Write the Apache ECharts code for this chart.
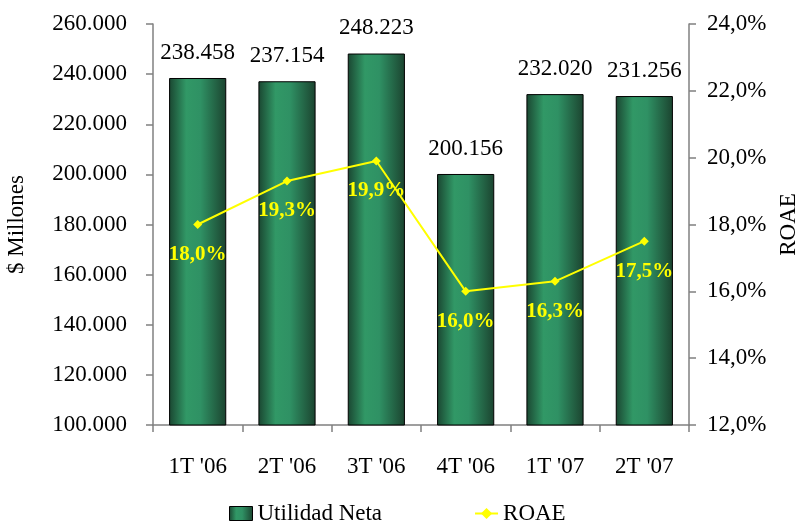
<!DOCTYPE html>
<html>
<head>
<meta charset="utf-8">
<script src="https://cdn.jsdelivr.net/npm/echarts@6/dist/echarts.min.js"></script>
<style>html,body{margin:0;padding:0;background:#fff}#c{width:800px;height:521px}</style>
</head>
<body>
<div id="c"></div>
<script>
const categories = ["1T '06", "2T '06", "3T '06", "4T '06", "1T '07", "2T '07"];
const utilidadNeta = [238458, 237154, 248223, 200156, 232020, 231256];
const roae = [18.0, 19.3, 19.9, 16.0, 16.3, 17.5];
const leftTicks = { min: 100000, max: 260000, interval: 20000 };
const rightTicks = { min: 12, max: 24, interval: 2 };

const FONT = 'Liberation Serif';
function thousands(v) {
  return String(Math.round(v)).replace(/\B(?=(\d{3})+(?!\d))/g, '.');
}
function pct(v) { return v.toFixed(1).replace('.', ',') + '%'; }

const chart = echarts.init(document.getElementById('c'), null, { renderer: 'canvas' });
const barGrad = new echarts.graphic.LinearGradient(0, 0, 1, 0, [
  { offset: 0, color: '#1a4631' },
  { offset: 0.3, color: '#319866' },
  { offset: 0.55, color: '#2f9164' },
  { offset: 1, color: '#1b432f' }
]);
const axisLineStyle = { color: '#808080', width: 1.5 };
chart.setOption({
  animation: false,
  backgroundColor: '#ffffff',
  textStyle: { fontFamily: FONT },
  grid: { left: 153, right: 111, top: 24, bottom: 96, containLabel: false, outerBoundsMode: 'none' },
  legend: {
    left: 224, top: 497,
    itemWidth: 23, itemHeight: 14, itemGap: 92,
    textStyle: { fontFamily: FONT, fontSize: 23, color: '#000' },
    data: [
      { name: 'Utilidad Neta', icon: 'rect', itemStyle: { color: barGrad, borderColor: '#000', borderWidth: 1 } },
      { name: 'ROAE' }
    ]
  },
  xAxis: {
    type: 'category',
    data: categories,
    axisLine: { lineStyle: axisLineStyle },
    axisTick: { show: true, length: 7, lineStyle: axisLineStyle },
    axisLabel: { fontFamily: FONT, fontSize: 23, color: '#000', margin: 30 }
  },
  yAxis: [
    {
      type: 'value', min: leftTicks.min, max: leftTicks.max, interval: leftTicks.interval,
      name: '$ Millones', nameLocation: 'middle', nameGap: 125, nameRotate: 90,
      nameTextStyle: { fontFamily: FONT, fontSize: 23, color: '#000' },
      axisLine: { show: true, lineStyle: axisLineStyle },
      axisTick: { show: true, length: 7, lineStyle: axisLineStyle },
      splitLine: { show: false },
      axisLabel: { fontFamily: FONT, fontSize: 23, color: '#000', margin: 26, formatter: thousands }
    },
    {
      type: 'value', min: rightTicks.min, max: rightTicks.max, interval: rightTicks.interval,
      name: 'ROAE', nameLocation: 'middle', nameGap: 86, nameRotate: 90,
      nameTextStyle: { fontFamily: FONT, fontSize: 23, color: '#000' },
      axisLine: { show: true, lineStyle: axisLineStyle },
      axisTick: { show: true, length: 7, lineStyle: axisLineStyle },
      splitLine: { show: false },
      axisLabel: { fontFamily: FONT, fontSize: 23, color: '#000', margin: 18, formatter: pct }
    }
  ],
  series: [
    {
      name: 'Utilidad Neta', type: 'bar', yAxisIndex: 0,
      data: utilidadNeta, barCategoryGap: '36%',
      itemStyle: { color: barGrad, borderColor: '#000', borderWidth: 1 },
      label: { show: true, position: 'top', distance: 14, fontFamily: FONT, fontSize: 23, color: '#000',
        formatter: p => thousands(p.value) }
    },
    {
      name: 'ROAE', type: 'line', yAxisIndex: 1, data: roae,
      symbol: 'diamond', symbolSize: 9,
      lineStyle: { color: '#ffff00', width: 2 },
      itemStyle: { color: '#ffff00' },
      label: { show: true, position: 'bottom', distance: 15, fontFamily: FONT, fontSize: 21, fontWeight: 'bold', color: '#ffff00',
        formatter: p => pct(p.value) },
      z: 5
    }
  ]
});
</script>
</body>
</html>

_Task goal_
Copy the listing word for word, excluding its pictures.

_Expected answer_
Write the Apache ECharts code for this chart.
<!DOCTYPE html>
<html>
<head>
<meta charset="utf-8">
<script src="https://cdn.jsdelivr.net/npm/echarts@6/dist/echarts.min.js"></script>
<style>html,body{margin:0;padding:0;background:#fff}#c{width:800px;height:521px}</style>
</head>
<body>
<div id="c"></div>
<script>
const categories = ["1T '06", "2T '06", "3T '06", "4T '06", "1T '07", "2T '07"];
const utilidadNeta = [238458, 237154, 248223, 200156, 232020, 231256];
const roae = [18.0, 19.3, 19.9, 16.0, 16.3, 17.5];
const leftTicks = { min: 100000, max: 260000, interval: 20000 };
const rightTicks = { min: 12, max: 24, interval: 2 };

const FONT = 'Liberation Serif';
function thousands(v) {
  return String(Math.round(v)).replace(/\B(?=(\d{3})+(?!\d))/g, '.');
}
function pct(v) { return v.toFixed(1).replace('.', ',') + '%'; }

const chart = echarts.init(document.getElementById('c'), null, { renderer: 'canvas' });
const barGrad = new echarts.graphic.LinearGradient(0, 0, 1, 0, [
  { offset: 0, color: '#1a4631' },
  { offset: 0.3, color: '#319866' },
  { offset: 0.55, color: '#2f9164' },
  { offset: 1, color: '#1b432f' }
]);
const axisLineStyle = { color: '#808080', width: 1.5 };
chart.setOption({
  animation: false,
  backgroundColor: '#ffffff',
  textStyle: { fontFamily: FONT },
  grid: { left: 153, right: 111, top: 24, bottom: 96, containLabel: false, outerBoundsMode: 'none' },
  legend: {
    left: 224, top: 497,
    itemWidth: 23, itemHeight: 14, itemGap: 92,
    textStyle: { fontFamily: FONT, fontSize: 23, color: '#000' },
    data: [
      { name: 'Utilidad Neta', icon: 'rect', itemStyle: { color: barGrad, borderColor: '#000', borderWidth: 1 } },
      { name: 'ROAE' }
    ]
  },
  xAxis: {
    type: 'category',
    data: categories,
    axisLine: { lineStyle: axisLineStyle },
    axisTick: { show: true, length: 7, lineStyle: axisLineStyle },
    axisLabel: { fontFamily: FONT, fontSize: 23, color: '#000', margin: 30 }
  },
  yAxis: [
    {
      type: 'value', min: leftTicks.min, max: leftTicks.max, interval: leftTicks.interval,
      name: '$ Millones', nameLocation: 'middle', nameGap: 125, nameRotate: 90,
      nameTextStyle: { fontFamily: FONT, fontSize: 23, color: '#000' },
      axisLine: { show: true, lineStyle: axisLineStyle },
      axisTick: { show: true, length: 7, lineStyle: axisLineStyle },
      splitLine: { show: false },
      axisLabel: { fontFamily: FONT, fontSize: 23, color: '#000', margin: 26, formatter: thousands }
    },
    {
      type: 'value', min: rightTicks.min, max: rightTicks.max, interval: rightTicks.interval,
      name: 'ROAE', nameLocation: 'middle', nameGap: 86, nameRotate: 90,
      nameTextStyle: { fontFamily: FONT, fontSize: 23, color: '#000' },
      axisLine: { show: true, lineStyle: axisLineStyle },
      axisTick: { show: true, length: 7, lineStyle: axisLineStyle },
      splitLine: { show: false },
      axisLabel: { fontFamily: FONT, fontSize: 23, color: '#000', margin: 18, formatter: pct }
    }
  ],
  series: [
    {
      name: 'Utilidad Neta', type: 'bar', yAxisIndex: 0,
      data: utilidadNeta, barCategoryGap: '36%',
      itemStyle: { color: barGrad, borderColor: '#000', borderWidth: 1 },
      label: { show: true, position: 'top', distance: 14, fontFamily: FONT, fontSize: 23, color: '#000',
        formatter: p => thousands(p.value) }
    },
    {
      name: 'ROAE', type: 'line', yAxisIndex: 1, data: roae,
      symbol: 'diamond', symbolSize: 9,
      lineStyle: { color: '#ffff00', width: 2 },
      itemStyle: { color: '#ffff00' },
      label: { show: true, position: 'bottom', distance: 15, fontFamily: FONT, fontSize: 21, fontWeight: 'bold', color: '#ffff00',
        formatter: p => pct(p.value) },
      z: 5
    }
  ]
});
</script>
</body>
</html>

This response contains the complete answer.